You will never be able to put the remote down! Trauma Center: Second Opinion lets you put your skills to the test!
Alaarajab wrote this review on .
"Doctor, his tumor is growing!"
"Doctor, he's crashing!"
The first Trauma Center brought innovation and creativity to a handheld that's known for having both. When the Nintendo Wii – the quintessential home version of the DS – was officially unveiled in May, it was announced that Trauma Center would be operating its way to that console as well.
If you've yet to perform your first surgery, let me bring you up to speed. Trauma Center is a story-driven action/strategy game where your only goal is to save lives. That sounds simple enough, and if you were stretched out on the couch watching ER or Grey's Anatomy, the task wouldn't be that difficult. In Trauma Center, you aren't watching anything – you are the doctor. You're the one they come to when a patient is covered in broken glass. Its tiny, piercing shards must be removed one at a time with crucial steadiness.
When a patient starts having intense stomach pains, you're the one who has to cut her open, explore her insides, remove the source, and stitch her up with care for minimal scarring.

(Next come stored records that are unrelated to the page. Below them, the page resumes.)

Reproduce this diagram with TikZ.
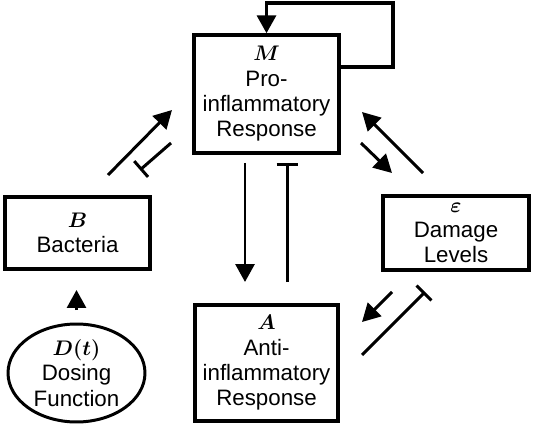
\documentclass[tikz,border=0pt]{standalone}
\usepackage{amsmath}
\usepackage{fontspec}
\setmainfont{Liberation Sans}
\usetikzlibrary{arrows.meta,shapes.geometric}

\tikzset{
    box/.style={draw, line width=2pt, align=center, inner sep=0pt,
        font=\fontsize{12.7}{14.4}\selectfont},
    act/.style={line width=1.7pt, -{Triangle[length=0.36cm, width=0.38cm]}},
    inhib/.style={line width=1.7pt, -{Bar[width=0.42cm, line width=1.7pt]}}
}

\begin{document}
\begin{tikzpicture}[x=0.02cm, y=-0.02cm]
    \useasboundingbox (0,0) rectangle (533,425);

    \node[box, minimum width=2.9cm, minimum height=2.36cm] (M) at (266.5,94)
        {$\boldsymbol{M}$\\Pro-\\inflammatory\\Response};
    \node[box, minimum width=2.9cm, minimum height=1.44cm] (B) at (77.5,233)
        {$\boldsymbol{B}$\\Bacteria};
    \node[box, minimum width=2.92cm, minimum height=1.48cm] (E) at (456,233)
        {$\boldsymbol{\varepsilon}$\\Damage\\Levels};
    \node[box, minimum width=2.86cm, minimum height=2.32cm] (A) at (266.5,363)
        {$\boldsymbol{A}$\\Anti-\\inflammatory\\Response};
    \node[box, ellipse, line width=1.7pt, minimum width=2.74cm, minimum height=1.96cm] (D) at (76.5,373)
        {$\boldsymbol{D(t)}$\\Dosing\\Function};

    % end points of the arrows
    \coordinate (loopin) at (341,67);
    \coordinate (loopr) at (393,67);
    \coordinate (loopt) at (266.5,3);
    \coordinate (ma1) at (245,163);   \coordinate (ma2) at (245,282);
    \coordinate (am1) at (287,282);   \coordinate (am2) at (287,163);
    \coordinate (bm1) at (108,175);   \coordinate (bm2) at (172,110);
    \coordinate (mb1) at (171,143);   \coordinate (mb2) at (140,170);
    \coordinate (em1) at (423,173);   \coordinate (em2) at (362,112);
    \coordinate (me1) at (361,143);   \coordinate (me2) at (392,173);
    \coordinate (ea1) at (392,292);   \coordinate (ea2) at (362,322);
    \coordinate (ae1) at (362,355);   \coordinate (ae2) at (425,292);
    \coordinate (db1) at (76.5,310);  \coordinate (db2) at (76.5,290);

    \draw[act, line width=2pt] (loopin) -- (loopr) |- (loopt) -- (M.north);

    \draw[act] (ma1) -- (ma2);
    \draw[inhib] (am1) -- (am2);
    \draw[act] (bm1) -- (bm2);
    \draw[inhib] (mb1) -- (mb2);
    \draw[act] (em1) -- (em2);
    \draw[act] (me1) -- (me2);
    \draw[act] (ea1) -- (ea2);
    \draw[inhib] (ae1) -- (ae2);
    \draw[act] (db1) -- (db2);

\end{tikzpicture}
\end{document}
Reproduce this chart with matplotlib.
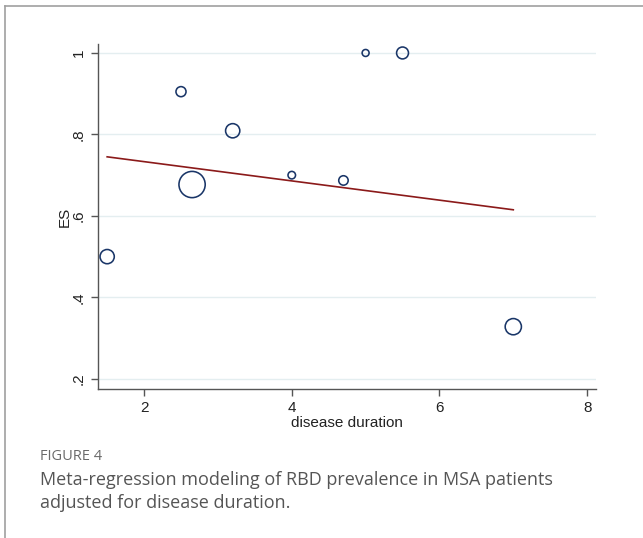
import matplotlib
matplotlib.use("Agg")
import matplotlib.pyplot as plt
from matplotlib.lines import Line2D
import numpy as np

duration = [1.5, 2.5, 2.65, 3.2, 4.0, 4.7, 5.0, 5.5, 7.0]
es = [0.50, 0.905, 0.677, 0.809, 0.70, 0.687, 1.0, 1.0, 0.328]
weights = [50, 25, 170, 50, 14, 22, 12, 35, 65]
fit_x = [1.5, 7.0]
fit_y = [0.745, 0.615]
xticks = [2, 4, 6, 8]
yticks = [0.2, 0.4, 0.6, 0.8, 1.0]
yticklabels = [".2", ".4", ".6", ".8", "1"]

plt.rcParams['font.family'] = ['Liberation Sans', 'DejaVu Sans']

W, H = 643, 538
fig = plt.figure(figsize=(W/100, H/100), dpi=100)
ax = fig.add_axes([98/W, 1-389/H, (596-98)/W, (389-44)/H])

for y in yticks:
    ax.axhline(y, color='#e4eef0', lw=1.0, zorder=0)

ax.scatter(duration, es, s=[w*2.1 for w in weights], facecolors='none',
           edgecolors='#1a3668', linewidths=1.15, zorder=3)
ax.plot(fit_x, fit_y, color='#8b1a1a', lw=1.2, zorder=2)

ax.set_xlim(1.376, 8.12)
ax.set_ylim(0.175, 1.022)
ax.set_xticks(xticks)
ax.set_xticklabels([str(t) for t in xticks])
ax.set_yticks(yticks)
ax.set_yticklabels(yticklabels, rotation=90, va='center')
for s in ['top', 'right']:
    ax.spines[s].set_visible(False)
for s in ['left', 'bottom']:
    ax.spines[s].set_color('#555555')
    ax.spines[s].set_linewidth(1.0)
ax.tick_params(direction='out', length=5, width=1, color='#555555', labelsize=11, labelcolor='#222222')
ax.tick_params(axis='y', pad=4)
ax.set_xlabel('disease duration', fontsize=11, color='#222222', labelpad=1)
ax.set_ylabel('ES', fontsize=11, color='#222222', labelpad=0)

# frame lines
fig.add_artist(Line2D([5/W, 1], [1-6/H, 1-6/H], color='#a0a0a0', lw=1.2))
fig.add_artist(Line2D([5/W, 5/W], [1-6/H, 0], color='#a0a0a0', lw=1.2))

fig.text(40/W, 1-457/H, 'FIGURE 4', fontsize=10.5, color='#6a6a6a',
         family=['Open Sans', 'DejaVu Sans'], va='center')
fig.text(40/W, 1-480/H, 'Meta-regression modeling of RBD prevalence in MSA patients',
         fontsize=13, color='#555555', family=['Open Sans', 'DejaVu Sans'], va='center')
fig.text(40/W, 1-503/H, 'adjusted for disease duration.',
         fontsize=13, color='#555555', family=['Open Sans', 'DejaVu Sans'], va='center')

fig.savefig('out.png', dpi=100)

The game is brilliant in concept, and positively stunning in execution. Trauma Center: Second Opinion comes to the Wii with more than rehashed elements from the DS original.
There are games like Madden and Excite Truck that can use the Wii remote to change the control and gameplay style. Trauma Center, however, is a game that could not have existed with the last generation of game controllers.
The game assigns many motion-specific functions to your remote: scalpel, syringe, forceps, ultrasound, laser, antibiotic gel, stitches, and drain (a vacuum that reduces blood interference). Each of these are heavily dependant on the player's movement.
At the start of each operation, your first task is usually the most difficult to get exactly right: you have to cut open a patient. Try to envision how hard it must be to do this on a real person, then apply that thought to the game but not with a real scalpel, but with the Wii remote. Your arm, suspended in air, must gradually draw a line – indicated by a few points on the screen – across the body. There's a time limit, so you can't take too long. But if you go too fast you're likely to veer off course. The patient will feel additional pain, his or her vitality will drop, and you'll have to start over.
Aside from drawing a perfectly straight line, players must also keep this motion steady. Think of it as playing an instrument. If your tempo isn't consistent, the outcome won't be music to your ears – or anyone else's, least of all the patient.
The process of removing glass and tumors is a simplified version of the real thing. You clamp onto the glass or tumor using the forceps. Both the A and B buttons must be held down, reinforcing the sense that you're clamping something. Tumors may be picked up quickly and tossed aside, but glass needs to be lifted out with care. Slow and steady movements will prevent the glass from striking the patient as it's removed, which results in less pain and a higher vitality rating.
Tumors are easier to lift out, but their removal is much more involved. You first have to locate them with ultrasound (point to different parts of the body and press the A button). Tumors will only stay visible for a short time after being located. Make a small incision to reveal its true location. Drain the blood, then cut around the dotted points to separate it from the patient. Small growths may form next to the tumor -- zap those with your laser. Finally, clamp down on the tumor and remove it, clean the wound, and patch it up.
All of the described actions are done by pointing and waving the Wii remote. Many of these were found in the DS version, in which you would push down on the screen using the stylus and drag as necessary.
Second Opinion introduces a lot of cool things that are only possible on Wii. When a patient is crashing, the player must push both controller pieces (the remote and nunchuck) toward the screen for the defibrillator to make contact.
Broken bones can't simply be removed – they must be put back together. The pieces of the broken bone come in different shapes and sizes. Your goal is to grab those pieces and position them in the proper location. To do that you'll have to clamp down on the pieces and twist your wrist until each piece is lined up. Release both buttons and, if done correctly, the piece will snap into place. That part is nothing like a real operation – doctors don't have that luxury. But this is a game, and as realistic as the developers wanted to make it, they also wanted it to be fun and accessible to those of us that haven't gone to medical school.